Village of Great Neck Plaza amends parking meter regulations in Gussack Lot

Joe Nikic

In an effort to improve the amount of available parking spaces in the village, Village of Great Neck Plaza board of trustees voted last Wednesday to amend the parking regulations in the Gussack lot and change parking meters from a four-hour time limit to two hours.

Trustees cited resident complaints over lack of available parking spaces in the village as the reason for changing 66 meters in the lot located across from Village Hall.

“We are trying to address the need of some merchants to have spaces where their customers can park longer term, and trying to calm down, which is a very significant problem, the overtime parking,” Deputy Mayor Ted Rosen said. “Reducing the hours to two hours helps us enforce that.”

Mayor Jean Celender said the idea to go from four-hour parking limits to two hours was based on findings by a parking consultant hired by the village last year.

“We are going with a consultant that’s known in the field, that gets hired by many villages to look at their parking and to make recommendations and to study whether these recommendations work or don’t work,” Celender said.

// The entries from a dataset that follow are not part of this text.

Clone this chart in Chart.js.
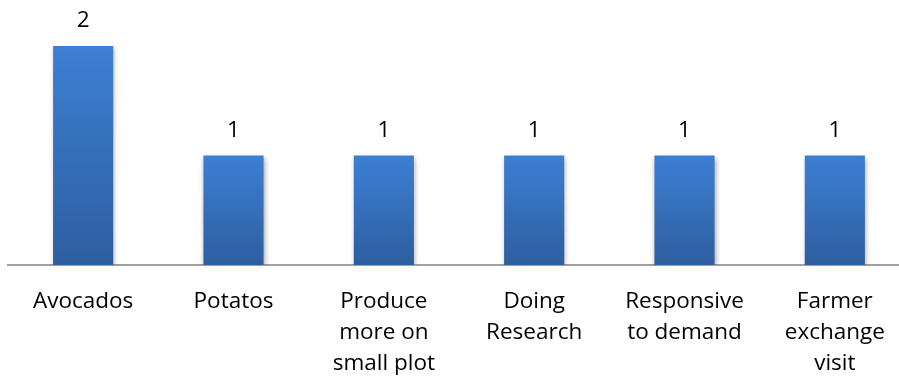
<!DOCTYPE html>
<html>
<head>
<meta charset="utf-8">
<script src="https://cdn.jsdelivr.net/npm/chart.js@4.4.1/dist/chart.umd.min.js"></script>
<style>
  html, body { margin: 0; padding: 0; background: #fff; overflow: hidden; }
  #wrap { width: 912px; height: 382px; }
</style>
</head>
<body>
<div id="wrap"><canvas id="c"></canvas></div>
<script>
// Categories and counts
const categories = [
  "Avocados",
  "Potatos",
  ["Produce", "more on", "small plot"],
  ["Doing", "Research"],
  ["Responsive", "to demand"],
  ["Farmer", "exchange", "visit"]
];
const counts = [2, 1, 1, 1, 1, 1];

const FONT = "'Open Sans', Lato, sans-serif";
const FONT_SIZE = 22.5;

// Vertical blue gradient, running from the top of each bar to its base
function barGradient(ctx) {
  const chart = ctx.chart;
  if (!chart.chartArea || ctx.type !== 'data') return '#3670BD';
  const y = chart.scales.y;
  const top = y.getPixelForValue(ctx.raw);
  const base = y.getPixelForValue(0);
  const g = chart.ctx.createLinearGradient(0, top, 0, base);
  g.addColorStop(0, '#3D7FD4');
  g.addColorStop(1, '#2D5E9F');
  return g;
}

// Value labels above each bar
const valueLabels = {
  id: 'valueLabels',
  afterDatasetsDraw(chart) {
    const c = chart.ctx;
    const meta = chart.getDatasetMeta(0);
    c.save();
    c.font = FONT_SIZE + 'px ' + FONT;
    c.fillStyle = '#000';
    c.textAlign = 'center';
    c.textBaseline = 'middle';
    meta.data.forEach((bar, i) => {
      c.fillText(String(counts[i]), bar.x, bar.y - 25);
    });
    c.restore();
  }
};

// Soft shadow behind the bars
const barShadow = {
  id: 'barShadow',
  beforeDatasetsDraw(chart) {
    const c = chart.ctx;
    c.save();
    c.shadowColor = 'rgba(0,0,0,0.35)';
    c.shadowBlur = 5;
    c.shadowOffsetX = 1;
    c.shadowOffsetY = 2;
  },
  afterDatasetsDraw(chart) {
    chart.ctx.restore();
  }
};

new Chart(document.getElementById('c'), {
  type: 'bar',
  data: {
    labels: categories,
    datasets: [{
      data: counts,
      backgroundColor: barGradient,
      borderWidth: 0,
      barPercentage: 0.4,
      categoryPercentage: 1.0
    }]
  },
  options: {
    responsive: true,
    maintainAspectRatio: false,
    animation: false,
    layout: { padding: { top: 46, left: 8, right: 2, bottom: 0 } },
    plugins: {
      legend: { display: false },
      tooltip: { enabled: false }
    },
    scales: {
      x: {
        grid: { display: false, drawTicks: false },
        border: { display: true, color: '#A0A0A0', width: 2 },
        ticks: {
          color: '#000',
          font: { family: FONT, size: FONT_SIZE, lineHeight: '31px' },
          padding: 21,
          maxRotation: 0,
          autoSkip: false
        },
        afterFit(scale) { scale.height = 117; }
      },
      y: {
        display: false,
        min: 0,
        max: 2
      }
    }
  },
  plugins: [barShadow, valueLabels]
});
</script>
</body>
</html>
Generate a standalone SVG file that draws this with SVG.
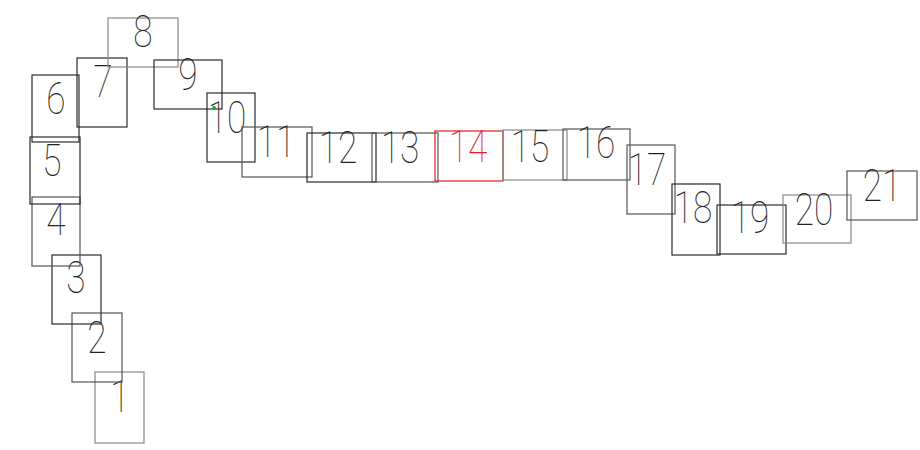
<svg xmlns="http://www.w3.org/2000/svg" width="920" height="450" viewBox="0 0 920 450">
<style>
rect{fill:none;stroke-width:1.2}
.d{stroke:#2a2a2a}
.m{stroke:#555}
.l{stroke:#888}
.r{stroke:#e02020}
text{font-family:Roboto,"DejaVu Sans",sans-serif;font-weight:100;font-size:44px;fill:#222;text-anchor:middle}
text.red{fill:#e02020}
</style>
<rect width="920" height="450" fill="#fff" stroke="none"/>
<g id="n1"><rect class="l" x="95" y="372" width="49" height="71"/><text transform="translate(120,412) scale(0.8,1)">1</text></g>
<g id="n2"><rect class="m" x="72" y="313" width="50" height="69"/><text transform="translate(97,353) scale(0.8,1)">2</text></g>
<g id="n3"><rect class="d" x="52" y="255" width="49" height="69"/><text transform="translate(76,293) scale(0.8,1)">3</text></g>
<g id="n4"><rect class="m" x="32" y="197" width="48" height="69"/><text transform="translate(56,235) scale(0.8,1)">4</text></g>
<g id="n5"><rect class="d" x="30" y="137" width="50" height="67"/><text transform="translate(52,176) scale(0.8,1)">5</text></g>
<g id="n6"><rect class="d" x="32" y="75" width="47" height="67"/><text transform="translate(56,114) scale(0.8,1)">6</text></g>
<g id="n7"><rect class="d" x="77" y="58" width="50" height="69"/><text transform="translate(103,97) scale(0.8,1)">7</text></g>
<g id="n8"><rect class="l" x="108" y="18" width="70" height="49"/><text transform="translate(143,47) scale(0.8,1)">8</text></g>
<g id="n9"><rect class="d" x="154" y="60" width="68" height="49"/><text transform="translate(188,90) scale(0.8,1)">9</text></g>
<g id="n10"><rect class="d" x="207" y="93" width="48" height="69"/><text transform="translate(227,133) scale(0.8,1)">10</text><circle cx="214" cy="108" r="2" fill="#2a2"/></g>
<g id="n11"><rect class="m" x="242" y="127" width="70" height="50"/><text transform="translate(276,157) scale(0.8,1)">11</text></g>
<g id="n12"><rect class="d" x="307" y="133" width="69" height="49"/><text transform="translate(338,163) scale(0.8,1)">12</text></g>
<g id="n13"><rect class="m" x="372" y="133" width="66" height="49"/><text transform="translate(400,163) scale(0.8,1)">13</text></g>
<g id="n14"><rect class="r" x="435" y="131" width="68" height="50"/><text class="red" transform="translate(468,162) scale(0.8,1)">14</text></g>
<g id="n15"><rect class="l" x="503" y="130" width="64" height="50"/><text transform="translate(530,162) scale(0.8,1)">15</text></g>
<g id="n16"><rect class="m" x="563" y="129" width="67" height="51"/><text transform="translate(596,158) scale(0.8,1)">16</text></g>
<g id="n17"><rect class="m" x="627" y="145" width="48" height="69"/><text transform="translate(647,185) scale(0.8,1)">17</text></g>
<g id="n18"><rect class="d" x="672" y="184" width="48" height="71"/><text transform="translate(693,223) scale(0.8,1)">18</text></g>
<g id="n19"><rect class="d" x="717" y="205" width="69" height="49"/><text transform="translate(750,233) scale(0.8,1)">19</text></g>
<g id="n20"><rect class="l" x="783" y="195" width="68" height="48"/><text transform="translate(814,225) scale(0.8,1)">20</text></g>
<g id="n21"><rect class="m" x="847" y="171" width="70" height="49"/><text transform="translate(882,201) scale(0.8,1)">21</text></g>
</svg>
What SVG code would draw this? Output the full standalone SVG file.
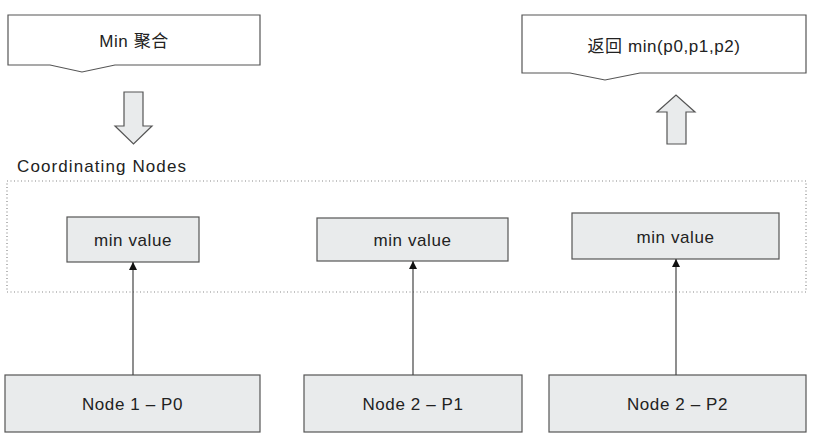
<svg xmlns="http://www.w3.org/2000/svg" width="822" height="438" viewBox="0 0 822 438">
<style>
text{font-family:"Liberation Sans","Noto Sans CJK SC",sans-serif;font-size:17px;fill:#222;letter-spacing:0.6px}
.box{fill:#e9ebec;stroke:#555;stroke-width:1.2}
.callout{fill:#fff;stroke:#555;stroke-width:1.2}
.blk{fill:#e9ebec;stroke:#555;stroke-width:1.2}
.edge{stroke:#444;stroke-width:1.2;fill:none;marker-end:url(#ah)}
.group{fill:none;stroke:#888;stroke-width:1.2;stroke-dasharray:1 2.5}
.lbl{letter-spacing:1.1px}
</style>
<defs>
<marker id="ah" viewBox="0 0 10 10" refX="10" refY="5" markerWidth="8" markerHeight="10" markerUnits="userSpaceOnUse" orient="auto">
<path d="M0,0 L10,5 L0,10 Z" fill="#111"/>
</marker>
</defs>
<rect width="822" height="438" fill="#fff"/>

<g id="callout-min">
<path class="callout" d="M8,15 H260 V65 H115 L82,72 L50,65 H8 Z"/>
<text x="134" y="47" text-anchor="middle">Min 聚合</text>
</g>
<g id="arrow-down">
<path class="blk" d="M124,92 H143 V126 H152 L133.5,144 L115,126 H124 Z"/>
</g>

<g id="callout-return">
<path class="callout" d="M522,15 H806 V73 H640 L605,80 L570,73 H522 Z"/>
<text x="664" y="52" text-anchor="middle">返回 min(p0,p1,p2)</text>
</g>
<g id="arrow-up">
<path class="blk" d="M667,144 V112 H657 L676,95 L695,112 H686 V144 Z"/>
</g>

<g id="coordinating-nodes">
<rect class="group" x="7" y="181" width="799" height="111"/>
<text class="lbl" x="17" y="172">Coordinating Nodes</text>
</g>

<g id="min1">
<rect class="box" x="67" y="217" width="132" height="45"/>
<text x="133" y="246" text-anchor="middle">min value</text>
</g>
<g id="min2">
<rect class="box" x="317" y="218" width="191" height="43"/>
<text x="412.5" y="246" text-anchor="middle">min value</text>
</g>
<g id="min3">
<rect class="box" x="572" y="213" width="207" height="46"/>
<text x="675.5" y="243" text-anchor="middle">min value</text>
</g>

<g id="node1">
<rect class="box" x="5" y="375" width="255" height="57"/>
<text x="132.5" y="410" text-anchor="middle">Node 1 – P0</text>
</g>
<g id="node2">
<rect class="box" x="304" y="375" width="218" height="57"/>
<text x="413" y="410" text-anchor="middle">Node 2 – P1</text>
</g>
<g id="node3">
<rect class="box" x="549" y="375" width="257" height="57"/>
<text x="677.5" y="410" text-anchor="middle">Node 2 – P2</text>
</g>

<g id="connectors">
<line class="edge" x1="133" y1="375" x2="133" y2="262"/>
<line class="edge" x1="413" y1="375" x2="413" y2="261"/>
<line class="edge" x1="676" y1="375" x2="676" y2="259"/>
</g>
</svg>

Mark Wolf, owner of women’s clothing store Camp & Campus on 42 Middle Neck Road, said he was strongly opposed to the time change because it would hurt business in the village.

“If you want to chase people away, the two-hour limit will surely do it,” Wolf said. ““But you go to two hours and wait for customers to complain about it. A lot of people wont complain, they just won’t come back.”

Rosen said the village was trying to accommodate different interests as not all customers need the same amount of time.

While most of the meters will change to two-hour limits, the village will leave 30 meters around the perimeter of the lot at four hours.

Wolf said two hours is not ample time for shoppers to get everything they need when coming into the village. He suggested the village change the meters to a three-hour limit instead.

Three-hour limits would not help the village catch parking meter abusers, Celender said, as it would only allow them to check for meter abusers twice a day during the 9 a.m. to 3 p.m meter time restrictions.

Celender added they would be able to better enforce the rule at two hours.

Wolf said the village should try three-hour parking meters for three months and then see if it is working or not.

Celender said the village did not want to continuously change the meter regulations and wanted to get it right the first time.

“It’s a big deal to make changes. We do have to reprogram the meters, we do have to redo signage, we have to redo tickets,” Celender said. “We want to get it more or less right the first time around, if we have to tweak it, fine then we will have to tweak it.”

The village will also be changing the cost of paying for parking meters.

Meters in the Gussack lot currently take 25 cents for an hour of parking, but will change to take 25 cents for half hour parking.

While the board wants to get the parking problem fixed the first time, Celender said, they will look back into it in the future to make sure the problem gets solved.

“We have plans that we’re going to look at this again and make sure that it’s working,” she said.